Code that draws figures
↓

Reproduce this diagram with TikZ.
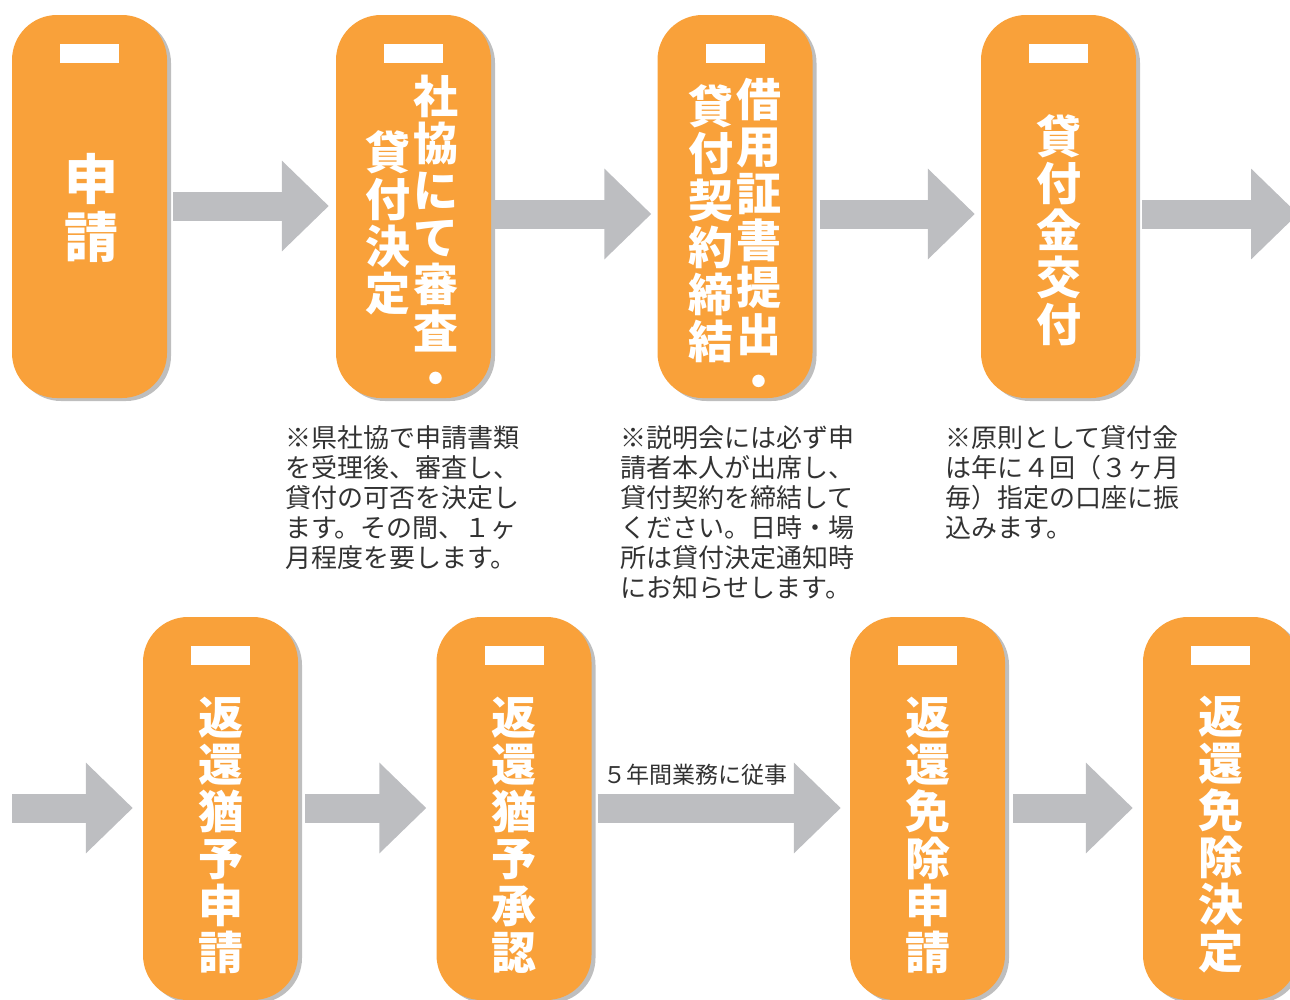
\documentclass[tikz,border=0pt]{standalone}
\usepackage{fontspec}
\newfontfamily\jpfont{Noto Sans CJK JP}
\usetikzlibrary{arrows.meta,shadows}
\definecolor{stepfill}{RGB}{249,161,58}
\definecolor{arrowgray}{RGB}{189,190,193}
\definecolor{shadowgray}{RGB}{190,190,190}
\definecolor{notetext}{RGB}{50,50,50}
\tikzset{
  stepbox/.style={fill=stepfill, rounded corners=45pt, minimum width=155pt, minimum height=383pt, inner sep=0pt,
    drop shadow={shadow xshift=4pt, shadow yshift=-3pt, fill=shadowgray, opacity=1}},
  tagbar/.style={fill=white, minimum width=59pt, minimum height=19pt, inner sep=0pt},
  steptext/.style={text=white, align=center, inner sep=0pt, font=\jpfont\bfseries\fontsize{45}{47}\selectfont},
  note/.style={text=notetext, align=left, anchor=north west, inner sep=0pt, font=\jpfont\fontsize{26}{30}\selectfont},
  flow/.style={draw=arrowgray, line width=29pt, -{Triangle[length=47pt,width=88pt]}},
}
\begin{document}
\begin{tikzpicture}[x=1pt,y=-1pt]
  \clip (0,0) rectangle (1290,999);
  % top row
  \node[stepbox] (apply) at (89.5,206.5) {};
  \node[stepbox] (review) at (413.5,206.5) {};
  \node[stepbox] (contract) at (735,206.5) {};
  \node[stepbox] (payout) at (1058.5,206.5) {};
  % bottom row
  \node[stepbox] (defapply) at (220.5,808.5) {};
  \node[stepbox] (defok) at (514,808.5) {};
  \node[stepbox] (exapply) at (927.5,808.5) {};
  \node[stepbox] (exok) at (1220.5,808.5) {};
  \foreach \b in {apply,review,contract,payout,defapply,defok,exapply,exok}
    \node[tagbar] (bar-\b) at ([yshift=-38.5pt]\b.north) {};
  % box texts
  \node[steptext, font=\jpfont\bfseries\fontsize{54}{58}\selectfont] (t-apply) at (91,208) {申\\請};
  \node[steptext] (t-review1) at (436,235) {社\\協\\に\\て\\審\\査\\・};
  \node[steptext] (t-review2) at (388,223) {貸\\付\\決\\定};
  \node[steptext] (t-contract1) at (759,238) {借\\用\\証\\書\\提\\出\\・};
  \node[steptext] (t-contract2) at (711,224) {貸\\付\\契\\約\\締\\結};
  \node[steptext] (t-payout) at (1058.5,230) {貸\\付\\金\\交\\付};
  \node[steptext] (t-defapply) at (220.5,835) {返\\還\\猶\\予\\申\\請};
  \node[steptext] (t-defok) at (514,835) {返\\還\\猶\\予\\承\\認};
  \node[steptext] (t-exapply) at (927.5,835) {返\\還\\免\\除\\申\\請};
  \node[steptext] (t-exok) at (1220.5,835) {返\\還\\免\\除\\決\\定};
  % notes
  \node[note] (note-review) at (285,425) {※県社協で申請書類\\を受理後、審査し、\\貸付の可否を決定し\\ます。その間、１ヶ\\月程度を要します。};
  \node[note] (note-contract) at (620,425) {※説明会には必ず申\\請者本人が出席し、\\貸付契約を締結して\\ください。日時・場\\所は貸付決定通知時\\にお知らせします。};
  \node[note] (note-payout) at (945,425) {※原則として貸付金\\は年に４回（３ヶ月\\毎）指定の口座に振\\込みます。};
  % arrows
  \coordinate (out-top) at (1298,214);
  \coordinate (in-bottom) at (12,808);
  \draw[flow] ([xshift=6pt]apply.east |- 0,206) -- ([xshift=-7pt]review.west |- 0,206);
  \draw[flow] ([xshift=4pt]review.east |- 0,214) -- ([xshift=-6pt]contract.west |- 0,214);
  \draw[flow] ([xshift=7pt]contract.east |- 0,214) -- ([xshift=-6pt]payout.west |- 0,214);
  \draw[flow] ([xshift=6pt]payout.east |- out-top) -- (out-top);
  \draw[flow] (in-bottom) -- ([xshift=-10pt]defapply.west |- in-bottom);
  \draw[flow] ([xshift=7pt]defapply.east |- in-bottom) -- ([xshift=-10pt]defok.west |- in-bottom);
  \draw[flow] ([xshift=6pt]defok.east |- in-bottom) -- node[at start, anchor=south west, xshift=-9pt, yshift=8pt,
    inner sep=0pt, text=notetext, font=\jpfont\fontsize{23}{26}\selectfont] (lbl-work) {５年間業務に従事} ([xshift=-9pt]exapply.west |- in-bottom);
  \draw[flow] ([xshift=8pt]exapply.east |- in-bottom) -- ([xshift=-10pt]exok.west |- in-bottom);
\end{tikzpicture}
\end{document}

↑
↓

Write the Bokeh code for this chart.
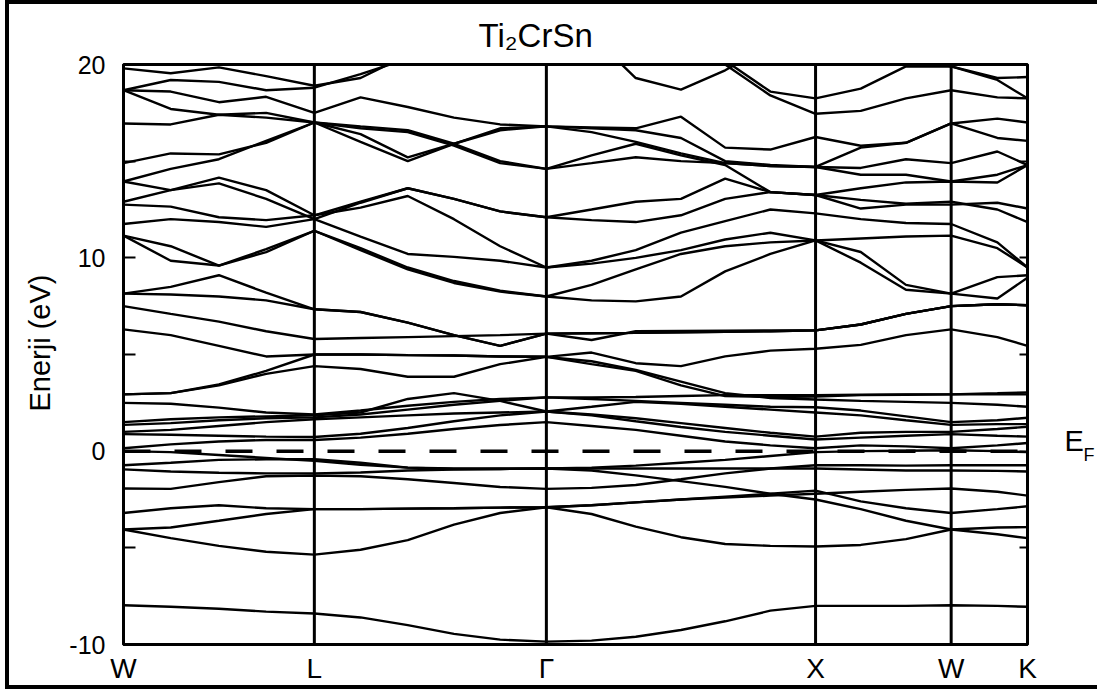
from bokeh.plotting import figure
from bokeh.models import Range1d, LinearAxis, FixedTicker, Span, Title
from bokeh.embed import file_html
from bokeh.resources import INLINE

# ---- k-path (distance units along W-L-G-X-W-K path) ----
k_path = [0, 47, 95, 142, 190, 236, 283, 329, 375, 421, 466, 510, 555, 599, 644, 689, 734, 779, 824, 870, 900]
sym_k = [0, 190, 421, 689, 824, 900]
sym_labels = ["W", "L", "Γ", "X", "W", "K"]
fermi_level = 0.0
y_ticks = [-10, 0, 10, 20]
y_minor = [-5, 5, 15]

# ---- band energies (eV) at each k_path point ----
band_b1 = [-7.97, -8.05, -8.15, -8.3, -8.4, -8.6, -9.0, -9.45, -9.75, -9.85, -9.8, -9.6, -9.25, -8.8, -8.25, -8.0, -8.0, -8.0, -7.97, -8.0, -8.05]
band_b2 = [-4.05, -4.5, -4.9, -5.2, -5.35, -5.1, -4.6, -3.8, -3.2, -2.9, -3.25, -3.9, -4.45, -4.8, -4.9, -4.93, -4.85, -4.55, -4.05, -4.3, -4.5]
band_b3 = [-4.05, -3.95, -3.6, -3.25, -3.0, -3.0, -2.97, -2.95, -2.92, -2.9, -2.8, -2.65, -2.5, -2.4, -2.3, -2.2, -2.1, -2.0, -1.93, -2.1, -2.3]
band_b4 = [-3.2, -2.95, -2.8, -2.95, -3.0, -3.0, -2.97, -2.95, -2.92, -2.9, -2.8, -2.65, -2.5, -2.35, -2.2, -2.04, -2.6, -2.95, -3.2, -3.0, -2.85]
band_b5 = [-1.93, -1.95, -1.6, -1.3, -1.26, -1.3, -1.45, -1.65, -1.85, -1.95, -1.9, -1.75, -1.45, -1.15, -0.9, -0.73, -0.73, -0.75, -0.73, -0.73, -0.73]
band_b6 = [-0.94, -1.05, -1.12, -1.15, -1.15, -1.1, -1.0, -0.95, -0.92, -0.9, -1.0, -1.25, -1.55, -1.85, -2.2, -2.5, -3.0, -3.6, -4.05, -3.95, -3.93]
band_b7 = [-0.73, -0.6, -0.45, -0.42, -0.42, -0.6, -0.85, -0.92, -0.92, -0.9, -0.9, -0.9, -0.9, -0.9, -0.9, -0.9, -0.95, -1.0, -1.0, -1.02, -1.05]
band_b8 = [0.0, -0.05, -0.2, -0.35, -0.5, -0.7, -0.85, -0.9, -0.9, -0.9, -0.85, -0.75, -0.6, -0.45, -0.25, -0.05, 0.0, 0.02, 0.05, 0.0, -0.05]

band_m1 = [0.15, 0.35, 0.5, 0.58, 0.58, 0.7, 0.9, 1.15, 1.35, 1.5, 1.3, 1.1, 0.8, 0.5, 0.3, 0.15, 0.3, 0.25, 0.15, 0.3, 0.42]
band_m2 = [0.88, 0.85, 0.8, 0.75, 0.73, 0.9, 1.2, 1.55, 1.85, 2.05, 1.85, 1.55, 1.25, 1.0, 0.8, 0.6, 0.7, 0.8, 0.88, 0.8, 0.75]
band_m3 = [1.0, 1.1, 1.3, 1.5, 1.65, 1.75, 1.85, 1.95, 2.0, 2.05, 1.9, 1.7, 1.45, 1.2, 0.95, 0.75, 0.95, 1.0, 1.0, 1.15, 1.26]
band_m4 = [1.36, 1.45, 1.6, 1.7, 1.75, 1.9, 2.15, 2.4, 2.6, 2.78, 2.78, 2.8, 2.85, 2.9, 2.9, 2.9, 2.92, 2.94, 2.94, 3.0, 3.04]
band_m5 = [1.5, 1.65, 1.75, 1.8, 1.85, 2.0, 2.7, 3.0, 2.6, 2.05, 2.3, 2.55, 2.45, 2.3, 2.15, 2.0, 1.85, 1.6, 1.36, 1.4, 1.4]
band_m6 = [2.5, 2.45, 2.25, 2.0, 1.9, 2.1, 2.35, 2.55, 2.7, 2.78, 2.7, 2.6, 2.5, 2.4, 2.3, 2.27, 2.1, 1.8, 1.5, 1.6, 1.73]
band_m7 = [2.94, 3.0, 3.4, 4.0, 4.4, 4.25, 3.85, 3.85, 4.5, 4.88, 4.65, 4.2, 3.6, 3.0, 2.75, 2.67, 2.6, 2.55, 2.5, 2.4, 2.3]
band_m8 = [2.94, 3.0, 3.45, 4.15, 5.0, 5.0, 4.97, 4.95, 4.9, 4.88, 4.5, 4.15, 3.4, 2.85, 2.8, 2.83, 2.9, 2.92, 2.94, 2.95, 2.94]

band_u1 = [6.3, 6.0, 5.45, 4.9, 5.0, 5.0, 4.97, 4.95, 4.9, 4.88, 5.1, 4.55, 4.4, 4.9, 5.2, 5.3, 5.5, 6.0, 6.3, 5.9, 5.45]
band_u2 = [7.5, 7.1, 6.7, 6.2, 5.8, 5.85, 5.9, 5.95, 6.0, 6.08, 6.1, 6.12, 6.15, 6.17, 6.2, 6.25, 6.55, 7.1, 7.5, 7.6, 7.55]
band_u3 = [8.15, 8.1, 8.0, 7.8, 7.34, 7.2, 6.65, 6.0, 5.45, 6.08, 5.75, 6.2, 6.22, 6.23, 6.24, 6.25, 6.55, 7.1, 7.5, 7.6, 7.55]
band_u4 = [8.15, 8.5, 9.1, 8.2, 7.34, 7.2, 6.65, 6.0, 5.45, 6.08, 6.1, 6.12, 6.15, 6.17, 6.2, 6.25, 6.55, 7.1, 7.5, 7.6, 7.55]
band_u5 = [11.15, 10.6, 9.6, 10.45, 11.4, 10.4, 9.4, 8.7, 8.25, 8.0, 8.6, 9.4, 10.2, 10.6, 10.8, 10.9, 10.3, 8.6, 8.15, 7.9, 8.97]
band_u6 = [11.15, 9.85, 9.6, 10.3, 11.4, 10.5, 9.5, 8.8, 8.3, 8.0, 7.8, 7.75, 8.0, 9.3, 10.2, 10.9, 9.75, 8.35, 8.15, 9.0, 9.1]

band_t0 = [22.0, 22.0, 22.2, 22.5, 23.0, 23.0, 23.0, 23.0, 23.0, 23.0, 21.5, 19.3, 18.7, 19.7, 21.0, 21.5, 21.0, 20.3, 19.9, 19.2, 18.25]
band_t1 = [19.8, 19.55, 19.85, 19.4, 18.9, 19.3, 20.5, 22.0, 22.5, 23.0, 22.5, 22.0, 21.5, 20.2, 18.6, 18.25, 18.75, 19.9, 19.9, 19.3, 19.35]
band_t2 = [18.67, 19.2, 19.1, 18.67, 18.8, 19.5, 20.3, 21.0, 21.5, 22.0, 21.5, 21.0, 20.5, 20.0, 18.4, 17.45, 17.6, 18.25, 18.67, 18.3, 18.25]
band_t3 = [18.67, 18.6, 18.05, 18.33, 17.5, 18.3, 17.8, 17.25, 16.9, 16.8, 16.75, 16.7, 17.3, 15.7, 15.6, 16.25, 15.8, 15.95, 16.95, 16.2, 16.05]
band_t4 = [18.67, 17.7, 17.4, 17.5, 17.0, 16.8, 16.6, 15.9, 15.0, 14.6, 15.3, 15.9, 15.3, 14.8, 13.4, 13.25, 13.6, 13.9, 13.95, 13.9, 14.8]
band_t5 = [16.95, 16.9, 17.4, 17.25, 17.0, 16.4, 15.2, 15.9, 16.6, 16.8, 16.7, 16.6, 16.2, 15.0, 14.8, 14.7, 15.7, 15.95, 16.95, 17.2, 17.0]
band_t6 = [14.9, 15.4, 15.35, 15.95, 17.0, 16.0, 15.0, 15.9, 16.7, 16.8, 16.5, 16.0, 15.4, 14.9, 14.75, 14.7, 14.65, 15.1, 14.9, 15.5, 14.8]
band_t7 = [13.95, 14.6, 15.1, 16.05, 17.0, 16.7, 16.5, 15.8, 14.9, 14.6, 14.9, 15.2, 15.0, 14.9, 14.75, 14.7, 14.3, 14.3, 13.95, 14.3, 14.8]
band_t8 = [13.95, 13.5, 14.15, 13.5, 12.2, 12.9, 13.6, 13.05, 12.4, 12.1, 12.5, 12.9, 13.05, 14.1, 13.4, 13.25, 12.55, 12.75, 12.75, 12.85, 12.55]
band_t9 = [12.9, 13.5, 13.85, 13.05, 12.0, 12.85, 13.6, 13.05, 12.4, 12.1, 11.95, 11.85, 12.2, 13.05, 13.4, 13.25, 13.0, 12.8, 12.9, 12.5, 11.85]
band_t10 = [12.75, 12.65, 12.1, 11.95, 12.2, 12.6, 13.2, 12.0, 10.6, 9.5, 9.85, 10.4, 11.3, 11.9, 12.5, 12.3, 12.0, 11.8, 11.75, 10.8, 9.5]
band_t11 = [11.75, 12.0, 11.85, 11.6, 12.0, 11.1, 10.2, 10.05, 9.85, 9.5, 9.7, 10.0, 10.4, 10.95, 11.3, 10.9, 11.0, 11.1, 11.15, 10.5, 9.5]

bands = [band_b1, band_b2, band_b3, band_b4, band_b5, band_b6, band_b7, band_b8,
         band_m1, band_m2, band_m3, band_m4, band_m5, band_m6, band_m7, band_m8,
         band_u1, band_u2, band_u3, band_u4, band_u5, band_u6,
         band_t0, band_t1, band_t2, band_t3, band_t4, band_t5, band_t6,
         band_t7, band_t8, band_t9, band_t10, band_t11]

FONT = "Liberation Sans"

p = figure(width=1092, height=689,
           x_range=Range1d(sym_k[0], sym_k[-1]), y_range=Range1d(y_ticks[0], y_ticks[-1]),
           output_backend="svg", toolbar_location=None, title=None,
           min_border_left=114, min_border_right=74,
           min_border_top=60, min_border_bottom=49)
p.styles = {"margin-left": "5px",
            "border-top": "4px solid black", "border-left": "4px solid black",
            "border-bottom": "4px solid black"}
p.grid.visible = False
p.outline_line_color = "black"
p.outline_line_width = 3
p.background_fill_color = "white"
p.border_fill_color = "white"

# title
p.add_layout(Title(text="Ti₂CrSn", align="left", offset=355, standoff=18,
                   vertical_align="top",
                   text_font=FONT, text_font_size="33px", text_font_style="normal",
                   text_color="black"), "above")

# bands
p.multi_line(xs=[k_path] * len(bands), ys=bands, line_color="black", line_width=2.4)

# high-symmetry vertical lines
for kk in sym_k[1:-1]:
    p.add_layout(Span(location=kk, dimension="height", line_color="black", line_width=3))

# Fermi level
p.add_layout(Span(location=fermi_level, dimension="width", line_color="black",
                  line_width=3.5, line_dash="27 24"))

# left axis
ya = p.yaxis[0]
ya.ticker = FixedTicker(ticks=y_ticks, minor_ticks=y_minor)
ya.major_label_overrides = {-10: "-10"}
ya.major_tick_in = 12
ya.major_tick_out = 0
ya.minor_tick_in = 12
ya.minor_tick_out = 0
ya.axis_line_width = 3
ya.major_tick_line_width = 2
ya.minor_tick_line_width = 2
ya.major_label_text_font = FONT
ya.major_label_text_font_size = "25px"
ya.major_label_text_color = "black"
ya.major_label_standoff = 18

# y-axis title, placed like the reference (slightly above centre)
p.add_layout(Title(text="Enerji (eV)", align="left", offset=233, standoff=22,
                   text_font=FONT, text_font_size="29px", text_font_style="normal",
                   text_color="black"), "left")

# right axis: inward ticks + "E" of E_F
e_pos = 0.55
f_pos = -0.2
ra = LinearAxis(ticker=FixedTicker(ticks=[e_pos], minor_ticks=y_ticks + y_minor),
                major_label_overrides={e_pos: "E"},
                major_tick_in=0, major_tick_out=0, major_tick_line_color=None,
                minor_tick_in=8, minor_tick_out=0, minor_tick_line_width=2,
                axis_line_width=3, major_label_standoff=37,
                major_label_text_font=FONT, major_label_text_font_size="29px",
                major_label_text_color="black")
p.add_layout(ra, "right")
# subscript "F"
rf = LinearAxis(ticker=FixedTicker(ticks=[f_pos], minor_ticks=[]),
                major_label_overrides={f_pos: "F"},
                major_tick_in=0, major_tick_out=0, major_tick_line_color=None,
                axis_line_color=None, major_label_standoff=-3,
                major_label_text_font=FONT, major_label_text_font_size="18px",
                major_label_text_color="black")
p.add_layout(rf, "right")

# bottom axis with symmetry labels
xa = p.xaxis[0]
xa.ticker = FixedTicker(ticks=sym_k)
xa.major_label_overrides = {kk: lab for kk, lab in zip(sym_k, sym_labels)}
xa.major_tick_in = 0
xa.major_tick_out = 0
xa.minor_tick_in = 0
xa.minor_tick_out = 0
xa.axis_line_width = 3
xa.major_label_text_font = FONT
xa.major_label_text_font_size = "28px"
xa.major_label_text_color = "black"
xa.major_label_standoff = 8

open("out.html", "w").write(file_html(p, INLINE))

↑

_Problem description_
Copy every line of the listing containing the string "with".

_Answer for this exercise_
Reproduce this diagram with TikZ.
# bottom axis with symmetry labels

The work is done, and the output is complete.